- AIM OF THE EXERCISE: Return each line of the listing below, unchanged, and omit the images.

- INFORMATION SUPPLIED:
········
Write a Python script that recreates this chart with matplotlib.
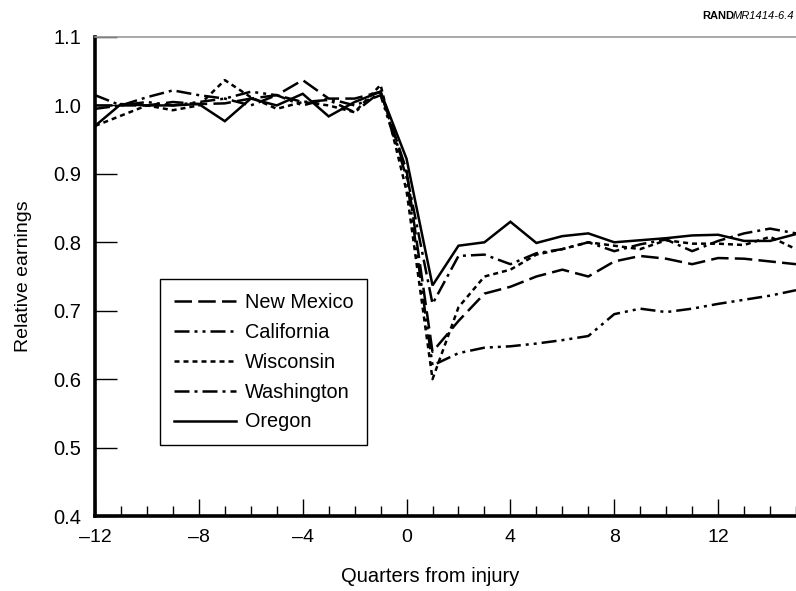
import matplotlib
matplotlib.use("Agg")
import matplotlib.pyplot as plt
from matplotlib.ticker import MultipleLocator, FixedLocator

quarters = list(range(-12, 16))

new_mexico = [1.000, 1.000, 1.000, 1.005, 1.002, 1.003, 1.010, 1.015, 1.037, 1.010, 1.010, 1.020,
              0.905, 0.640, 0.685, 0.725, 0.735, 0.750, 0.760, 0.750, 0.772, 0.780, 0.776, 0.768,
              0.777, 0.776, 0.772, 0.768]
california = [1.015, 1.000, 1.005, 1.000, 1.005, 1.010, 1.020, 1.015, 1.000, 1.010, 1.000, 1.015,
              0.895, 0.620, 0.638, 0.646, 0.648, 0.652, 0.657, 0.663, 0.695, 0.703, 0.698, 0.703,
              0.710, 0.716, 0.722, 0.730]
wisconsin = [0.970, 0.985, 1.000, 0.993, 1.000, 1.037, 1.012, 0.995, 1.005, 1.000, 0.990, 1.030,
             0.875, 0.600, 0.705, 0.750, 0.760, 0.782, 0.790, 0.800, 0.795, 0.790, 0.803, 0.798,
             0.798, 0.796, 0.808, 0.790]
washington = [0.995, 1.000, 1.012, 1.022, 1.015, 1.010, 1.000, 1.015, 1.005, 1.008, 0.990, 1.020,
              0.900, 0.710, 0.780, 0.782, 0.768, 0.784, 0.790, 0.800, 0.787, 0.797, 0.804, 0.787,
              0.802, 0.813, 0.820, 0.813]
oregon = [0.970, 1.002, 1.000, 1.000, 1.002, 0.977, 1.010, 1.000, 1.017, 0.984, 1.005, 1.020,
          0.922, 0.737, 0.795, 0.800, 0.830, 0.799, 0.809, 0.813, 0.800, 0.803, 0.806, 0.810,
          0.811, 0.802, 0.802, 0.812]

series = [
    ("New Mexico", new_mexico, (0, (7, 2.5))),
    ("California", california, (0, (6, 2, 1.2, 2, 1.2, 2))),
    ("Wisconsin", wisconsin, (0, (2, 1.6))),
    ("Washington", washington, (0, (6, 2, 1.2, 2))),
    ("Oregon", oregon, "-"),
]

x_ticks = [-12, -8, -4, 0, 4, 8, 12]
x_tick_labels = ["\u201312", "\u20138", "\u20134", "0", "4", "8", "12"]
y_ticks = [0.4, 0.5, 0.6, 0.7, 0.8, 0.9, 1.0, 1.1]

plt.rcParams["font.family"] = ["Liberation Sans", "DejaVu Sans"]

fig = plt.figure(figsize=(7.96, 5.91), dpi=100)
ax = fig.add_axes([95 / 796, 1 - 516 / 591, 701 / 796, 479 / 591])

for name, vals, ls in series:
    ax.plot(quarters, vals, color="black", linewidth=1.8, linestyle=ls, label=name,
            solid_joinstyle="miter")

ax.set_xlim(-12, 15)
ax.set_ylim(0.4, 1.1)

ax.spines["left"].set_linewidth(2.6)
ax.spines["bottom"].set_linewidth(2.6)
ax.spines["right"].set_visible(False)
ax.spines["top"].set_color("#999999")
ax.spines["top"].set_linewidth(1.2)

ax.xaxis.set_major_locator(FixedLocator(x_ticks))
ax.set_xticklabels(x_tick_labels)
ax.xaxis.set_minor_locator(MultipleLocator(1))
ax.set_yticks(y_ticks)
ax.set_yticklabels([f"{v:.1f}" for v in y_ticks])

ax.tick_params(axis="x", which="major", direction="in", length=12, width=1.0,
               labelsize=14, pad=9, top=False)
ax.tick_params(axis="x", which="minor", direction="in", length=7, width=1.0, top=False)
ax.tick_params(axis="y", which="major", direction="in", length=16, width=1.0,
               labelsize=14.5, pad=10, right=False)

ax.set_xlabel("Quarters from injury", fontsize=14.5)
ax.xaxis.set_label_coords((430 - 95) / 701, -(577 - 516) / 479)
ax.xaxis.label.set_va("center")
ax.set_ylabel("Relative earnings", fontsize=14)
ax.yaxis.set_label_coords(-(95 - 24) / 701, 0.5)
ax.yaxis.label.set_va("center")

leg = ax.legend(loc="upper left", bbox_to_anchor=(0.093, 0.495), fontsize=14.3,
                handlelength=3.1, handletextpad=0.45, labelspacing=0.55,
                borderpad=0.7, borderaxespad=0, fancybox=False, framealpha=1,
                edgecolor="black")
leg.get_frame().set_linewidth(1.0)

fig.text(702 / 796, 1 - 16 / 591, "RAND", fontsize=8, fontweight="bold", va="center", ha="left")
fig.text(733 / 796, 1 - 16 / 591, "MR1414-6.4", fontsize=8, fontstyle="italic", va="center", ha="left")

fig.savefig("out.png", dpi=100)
········
- EXERCISE RESULT:
Write a Python script that recreates this chart with matplotlib.
import matplotlib
matplotlib.use("Agg")
import matplotlib.pyplot as plt
from matplotlib.ticker import MultipleLocator, FixedLocator

quarters = list(range(-12, 16))

new_mexico = [1.000, 1.000, 1.000, 1.005, 1.002, 1.003, 1.010, 1.015, 1.037, 1.010, 1.010, 1.020,
              0.905, 0.640, 0.685, 0.725, 0.735, 0.750, 0.760, 0.750, 0.772, 0.780, 0.776, 0.768,
              0.777, 0.776, 0.772, 0.768]
california = [1.015, 1.000, 1.005, 1.000, 1.005, 1.010, 1.020, 1.015, 1.000, 1.010, 1.000, 1.015,
              0.895, 0.620, 0.638, 0.646, 0.648, 0.652, 0.657, 0.663, 0.695, 0.703, 0.698, 0.703,
              0.710, 0.716, 0.722, 0.730]
wisconsin = [0.970, 0.985, 1.000, 0.993, 1.000, 1.037, 1.012, 0.995, 1.005, 1.000, 0.990, 1.030,
             0.875, 0.600, 0.705, 0.750, 0.760, 0.782, 0.790, 0.800, 0.795, 0.790, 0.803, 0.798,
             0.798, 0.796, 0.808, 0.790]
washington = [0.995, 1.000, 1.012, 1.022, 1.015, 1.010, 1.000, 1.015, 1.005, 1.008, 0.990, 1.020,
              0.900, 0.710, 0.780, 0.782, 0.768, 0.784, 0.790, 0.800, 0.787, 0.797, 0.804, 0.787,
              0.802, 0.813, 0.820, 0.813]
oregon = [0.970, 1.002, 1.000, 1.000, 1.002, 0.977, 1.010, 1.000, 1.017, 0.984, 1.005, 1.020,
          0.922, 0.737, 0.795, 0.800, 0.830, 0.799, 0.809, 0.813, 0.800, 0.803, 0.806, 0.810,
          0.811, 0.802, 0.802, 0.812]

series = [
    ("New Mexico", new_mexico, (0, (7, 2.5))),
    ("California", california, (0, (6, 2, 1.2, 2, 1.2, 2))),
    ("Wisconsin", wisconsin, (0, (2, 1.6))),
    ("Washington", washington, (0, (6, 2, 1.2, 2))),
    ("Oregon", oregon, "-"),
]

x_ticks = [-12, -8, -4, 0, 4, 8, 12]
x_tick_labels = ["\u201312", "\u20138", "\u20134", "0", "4", "8", "12"]
y_ticks = [0.4, 0.5, 0.6, 0.7, 0.8, 0.9, 1.0, 1.1]

plt.rcParams["font.family"] = ["Liberation Sans", "DejaVu Sans"]

fig = plt.figure(figsize=(7.96, 5.91), dpi=100)
ax = fig.add_axes([95 / 796, 1 - 516 / 591, 701 / 796, 479 / 591])

for name, vals, ls in series:
    ax.plot(quarters, vals, color="black", linewidth=1.8, linestyle=ls, label=name,
            solid_joinstyle="miter")

ax.set_xlim(-12, 15)
ax.set_ylim(0.4, 1.1)

ax.spines["left"].set_linewidth(2.6)
ax.spines["bottom"].set_linewidth(2.6)
ax.spines["right"].set_visible(False)
ax.spines["top"].set_color("#999999")
ax.spines["top"].set_linewidth(1.2)

ax.xaxis.set_major_locator(FixedLocator(x_ticks))
ax.set_xticklabels(x_tick_labels)
ax.xaxis.set_minor_locator(MultipleLocator(1))
ax.set_yticks(y_ticks)
ax.set_yticklabels([f"{v:.1f}" for v in y_ticks])

ax.tick_params(axis="x", which="major", direction="in", length=12, width=1.0,
               labelsize=14, pad=9, top=False)
ax.tick_params(axis="x", which="minor", direction="in", length=7, width=1.0, top=False)
ax.tick_params(axis="y", which="major", direction="in", length=16, width=1.0,
               labelsize=14.5, pad=10, right=False)

ax.set_xlabel("Quarters from injury", fontsize=14.5)
ax.xaxis.set_label_coords((430 - 95) / 701, -(577 - 516) / 479)
ax.xaxis.label.set_va("center")
ax.set_ylabel("Relative earnings", fontsize=14)
ax.yaxis.set_label_coords(-(95 - 24) / 701, 0.5)
ax.yaxis.label.set_va("center")

leg = ax.legend(loc="upper left", bbox_to_anchor=(0.093, 0.495), fontsize=14.3,
                handlelength=3.1, handletextpad=0.45, labelspacing=0.55,
                borderpad=0.7, borderaxespad=0, fancybox=False, framealpha=1,
                edgecolor="black")
leg.get_frame().set_linewidth(1.0)

fig.text(702 / 796, 1 - 16 / 591, "RAND", fontsize=8, fontweight="bold", va="center", ha="left")
fig.text(733 / 796, 1 - 16 / 591, "MR1414-6.4", fontsize=8, fontstyle="italic", va="center", ha="left")

fig.savefig("out.png", dpi=100)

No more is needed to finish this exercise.